Founded in the early 20th century and long stewarded by the Lonsinger family, Ford Insurance represents what many in the sector would call a legacy stronghold: high client retention, long-standing carrier relationships, and deep community ties. Its acquisition by COVU places yet another traditional agency under the purview of a platform promising to bridge analogue trust with digital capability.

Unlike the flashier insurtechs that rose and fell with direct-to-consumer hype, COVU has taken a different route - buying up respected independent agencies and integrating them into a centralised AI-native servicing platform. Initially, COVU built “Vero,” a direct‑to‑consumer AI-driven risk adviser.

However, the founders soon concluded that supporting traditional insurance agents-rather than bypassing them-might be more successful.  CEO Ali Safavi is keen to keep away from being seen as a holding company – he describes COVU not as a buyer, but as a builder of what he calls “the most trusted risk and insurance service platform in America.”

That platform now includes California’s CIII Insurance Services and Lords Insurance, Texas-based Uno Insurance, and Ford of Maine.

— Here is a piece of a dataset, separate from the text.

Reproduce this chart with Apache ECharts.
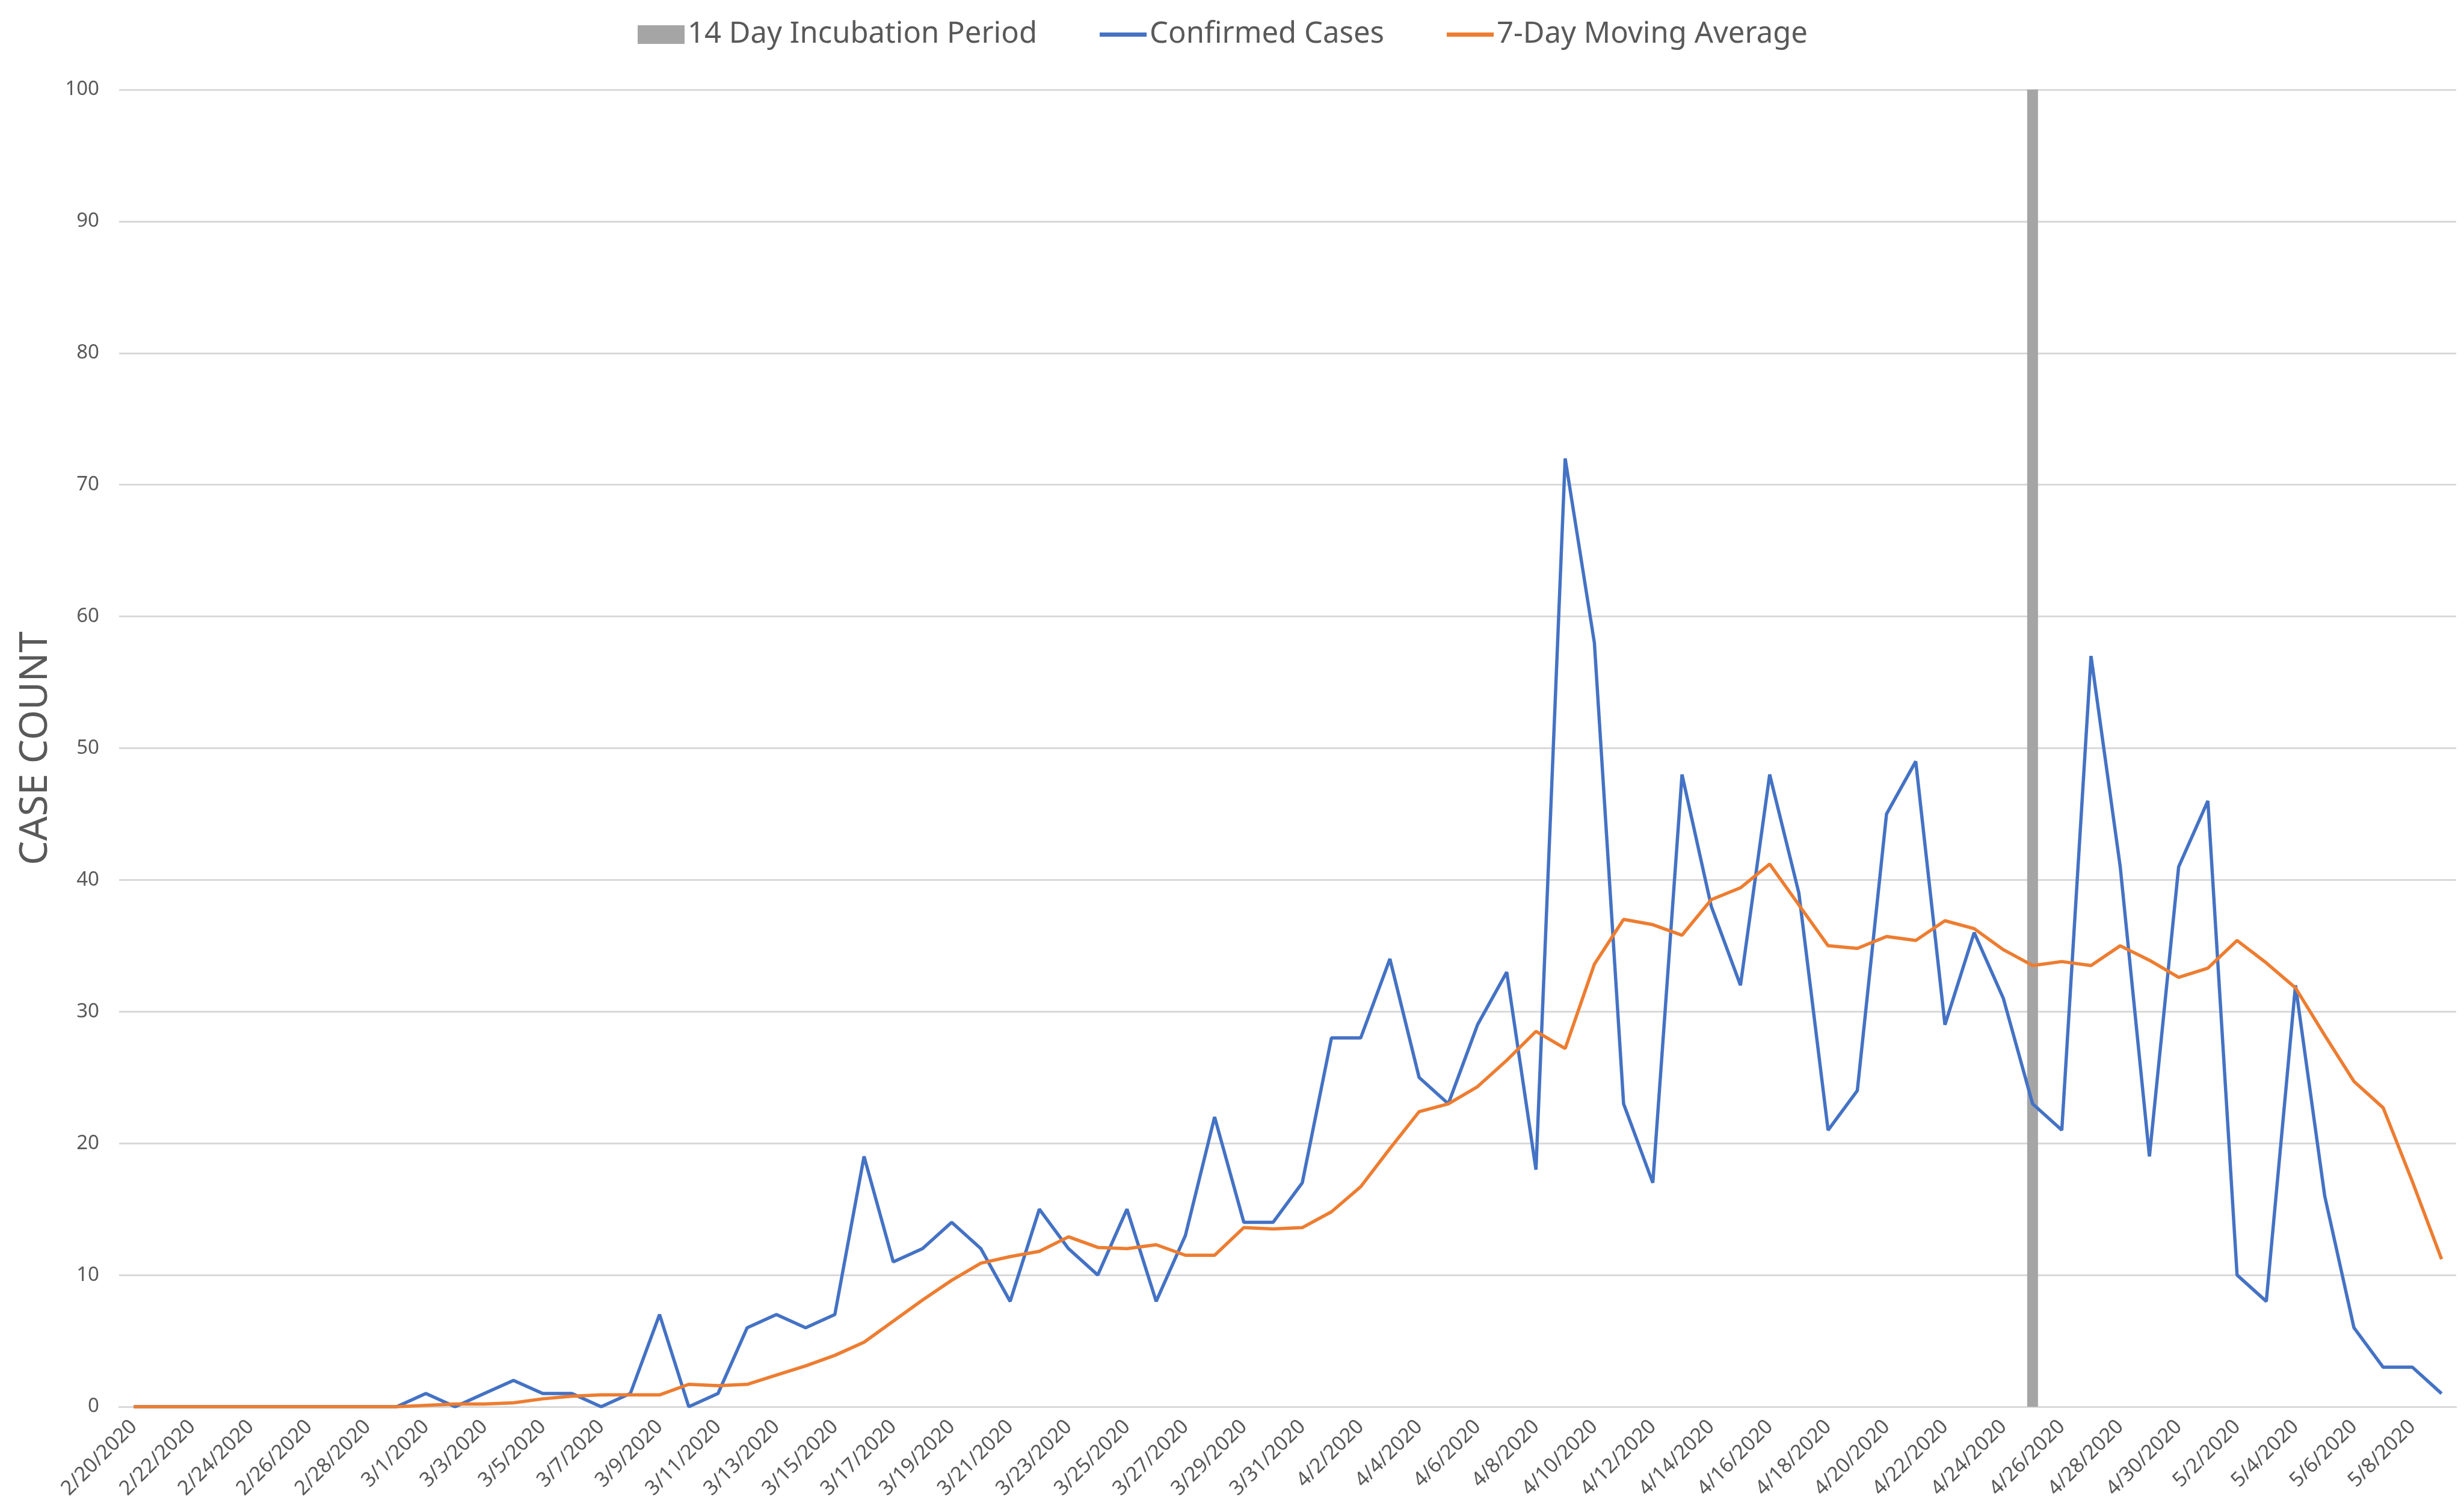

Together, these agencies form the operational scaffold of COVU’s broader thesis: that human relationships, when paired with intelligent automation, can scale without eroding the personal nature of the insurance business.

For Gary Lonsinger, whose family spent generations cultivating Ford Insurance, the choice came down to more than valuation. “We wanted a buyer that would preserve our name, our staff, and the way we care for clients,” Lonsinger said in a recorded interview. COVU, he added, was the only acquirer offering a stock sale without stripping the agency of its identity.

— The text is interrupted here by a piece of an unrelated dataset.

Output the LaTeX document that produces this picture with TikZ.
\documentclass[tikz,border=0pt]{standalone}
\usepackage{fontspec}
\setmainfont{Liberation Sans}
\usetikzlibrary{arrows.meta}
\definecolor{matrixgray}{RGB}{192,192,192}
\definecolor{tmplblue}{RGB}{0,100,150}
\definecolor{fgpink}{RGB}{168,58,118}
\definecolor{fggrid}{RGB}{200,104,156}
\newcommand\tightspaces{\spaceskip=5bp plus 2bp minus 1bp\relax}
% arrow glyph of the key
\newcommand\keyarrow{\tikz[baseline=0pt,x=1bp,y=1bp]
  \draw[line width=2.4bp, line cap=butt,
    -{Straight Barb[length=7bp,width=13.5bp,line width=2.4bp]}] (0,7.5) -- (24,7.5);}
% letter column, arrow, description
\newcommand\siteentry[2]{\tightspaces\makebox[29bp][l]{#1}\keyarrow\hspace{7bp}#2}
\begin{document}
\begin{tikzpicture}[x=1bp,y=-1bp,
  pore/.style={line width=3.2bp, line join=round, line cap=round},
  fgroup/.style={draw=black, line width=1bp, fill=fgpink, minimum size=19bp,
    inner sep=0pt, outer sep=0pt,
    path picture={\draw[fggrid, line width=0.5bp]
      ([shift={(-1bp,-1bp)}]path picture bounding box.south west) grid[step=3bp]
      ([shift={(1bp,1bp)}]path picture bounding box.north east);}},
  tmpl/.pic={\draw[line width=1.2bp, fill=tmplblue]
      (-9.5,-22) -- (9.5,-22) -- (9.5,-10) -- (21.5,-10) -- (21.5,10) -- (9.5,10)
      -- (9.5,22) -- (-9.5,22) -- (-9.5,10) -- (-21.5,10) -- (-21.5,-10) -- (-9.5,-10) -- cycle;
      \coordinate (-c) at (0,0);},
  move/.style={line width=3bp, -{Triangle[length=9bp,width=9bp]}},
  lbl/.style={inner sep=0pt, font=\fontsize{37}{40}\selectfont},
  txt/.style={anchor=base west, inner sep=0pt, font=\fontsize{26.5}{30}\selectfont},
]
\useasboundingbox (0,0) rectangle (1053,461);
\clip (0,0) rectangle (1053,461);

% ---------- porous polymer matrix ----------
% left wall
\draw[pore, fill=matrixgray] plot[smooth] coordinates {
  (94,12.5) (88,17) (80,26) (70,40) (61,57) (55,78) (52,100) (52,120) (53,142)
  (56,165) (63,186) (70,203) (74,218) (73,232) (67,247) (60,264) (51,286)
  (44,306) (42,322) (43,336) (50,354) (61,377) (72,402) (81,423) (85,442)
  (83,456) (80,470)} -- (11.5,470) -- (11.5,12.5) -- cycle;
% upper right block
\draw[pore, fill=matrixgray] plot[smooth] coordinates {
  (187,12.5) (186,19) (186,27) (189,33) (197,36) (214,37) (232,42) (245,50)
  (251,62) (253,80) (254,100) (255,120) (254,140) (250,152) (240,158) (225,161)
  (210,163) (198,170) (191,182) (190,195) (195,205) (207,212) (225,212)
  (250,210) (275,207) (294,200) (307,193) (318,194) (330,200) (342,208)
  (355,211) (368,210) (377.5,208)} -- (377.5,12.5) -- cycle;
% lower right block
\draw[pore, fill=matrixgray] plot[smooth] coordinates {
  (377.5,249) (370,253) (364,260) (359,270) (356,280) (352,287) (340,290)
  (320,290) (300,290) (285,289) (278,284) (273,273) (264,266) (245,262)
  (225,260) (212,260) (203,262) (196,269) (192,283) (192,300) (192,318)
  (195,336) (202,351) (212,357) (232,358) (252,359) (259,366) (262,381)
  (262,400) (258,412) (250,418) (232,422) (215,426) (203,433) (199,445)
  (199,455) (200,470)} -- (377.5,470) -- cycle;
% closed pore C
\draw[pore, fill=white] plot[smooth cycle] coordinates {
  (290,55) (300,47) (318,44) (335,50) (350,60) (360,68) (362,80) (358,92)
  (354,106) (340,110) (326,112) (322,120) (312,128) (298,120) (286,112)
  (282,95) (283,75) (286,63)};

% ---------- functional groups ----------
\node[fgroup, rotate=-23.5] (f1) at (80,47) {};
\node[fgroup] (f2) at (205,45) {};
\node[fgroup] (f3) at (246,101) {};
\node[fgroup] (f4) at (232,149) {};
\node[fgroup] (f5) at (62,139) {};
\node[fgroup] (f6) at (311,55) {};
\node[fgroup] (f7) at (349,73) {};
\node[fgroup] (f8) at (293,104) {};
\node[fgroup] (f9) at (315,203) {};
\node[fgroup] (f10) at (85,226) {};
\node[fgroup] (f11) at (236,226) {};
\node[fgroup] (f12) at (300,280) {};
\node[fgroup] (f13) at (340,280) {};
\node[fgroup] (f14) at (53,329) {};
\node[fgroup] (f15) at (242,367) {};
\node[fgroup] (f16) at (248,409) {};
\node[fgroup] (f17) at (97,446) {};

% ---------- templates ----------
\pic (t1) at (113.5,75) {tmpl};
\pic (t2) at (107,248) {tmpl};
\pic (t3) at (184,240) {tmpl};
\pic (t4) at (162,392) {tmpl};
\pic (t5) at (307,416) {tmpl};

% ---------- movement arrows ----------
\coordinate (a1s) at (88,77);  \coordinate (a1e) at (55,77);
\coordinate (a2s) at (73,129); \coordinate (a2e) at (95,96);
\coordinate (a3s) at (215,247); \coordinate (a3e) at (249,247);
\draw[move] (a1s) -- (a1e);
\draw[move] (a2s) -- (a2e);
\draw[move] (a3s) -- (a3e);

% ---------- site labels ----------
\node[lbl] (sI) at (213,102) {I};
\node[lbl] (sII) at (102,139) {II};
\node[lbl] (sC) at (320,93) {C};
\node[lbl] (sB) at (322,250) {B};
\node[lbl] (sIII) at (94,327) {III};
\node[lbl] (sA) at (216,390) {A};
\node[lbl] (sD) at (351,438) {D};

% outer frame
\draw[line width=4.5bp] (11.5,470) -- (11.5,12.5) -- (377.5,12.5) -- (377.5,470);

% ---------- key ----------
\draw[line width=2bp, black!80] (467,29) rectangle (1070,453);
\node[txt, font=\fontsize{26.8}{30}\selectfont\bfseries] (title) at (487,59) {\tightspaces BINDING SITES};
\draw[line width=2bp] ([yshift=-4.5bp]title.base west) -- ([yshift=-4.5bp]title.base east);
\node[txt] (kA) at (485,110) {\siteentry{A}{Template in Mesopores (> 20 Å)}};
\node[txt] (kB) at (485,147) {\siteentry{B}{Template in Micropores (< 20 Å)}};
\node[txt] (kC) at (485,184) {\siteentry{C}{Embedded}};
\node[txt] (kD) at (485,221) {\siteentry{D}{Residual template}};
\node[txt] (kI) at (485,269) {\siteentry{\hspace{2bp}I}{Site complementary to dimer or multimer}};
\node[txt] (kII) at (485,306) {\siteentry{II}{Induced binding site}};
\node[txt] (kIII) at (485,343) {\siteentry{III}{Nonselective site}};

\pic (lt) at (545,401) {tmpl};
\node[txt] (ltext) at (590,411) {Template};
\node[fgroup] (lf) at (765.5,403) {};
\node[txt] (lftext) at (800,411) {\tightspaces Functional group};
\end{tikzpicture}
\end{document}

This emphasis on brand continuity is not incidental - it’s core to COVU’s strategy. The company promises to retain frontline service personnel and operate acquired agencies under their existing banners while digitising back-office functions through its proprietary AI tools.

COVU’s model allows agencies to pursue one of two paths: expansion or exit. Those aiming to grow can plug into COVU’s infrastructure, leveraging AI for client servicing, CRM, risk analysis, and marketing automation. Agencies looking to transition out can sell and offload operational burdens, assured that service levels and reputations will remain intact.

It’s a message resonating with agency principals facing generational transitions, operational fatigue, or the mounting complexity of modern compliance. “We’re not replacing agents,” Safavi insists. “We’re enabling them to deliver better outcomes-more consistently, at lower cost.”

While the insurance sector has seen plenty of acquisition plays over the past decade-especially from private equity-backed brokerage roll-ups-COVU’s model is subtly different. Its emphasis is less on financial engineering and more on what it calls "servicing equity": centralised technology and processes that reduce inefficiencies while preserving human capital.

With AI handling over 30% of client requests autonomously, the platform has reported strong year-on-year growth and recently extended its Series A funding to $22 million, with an additional $30 million in debt funding to accelerate its acquisition pipeline.

For insurers, MGAs, and reinsurers, COVU’s rise presents a noteworthy case study. The company offers a roadmap for how tech can possibly scale service delivery without bypassing distribution. For insurance professionals, particularly underwriters and risk advisors, it suggests a world where AI assists-not replaces-the judgment-led nature of the business.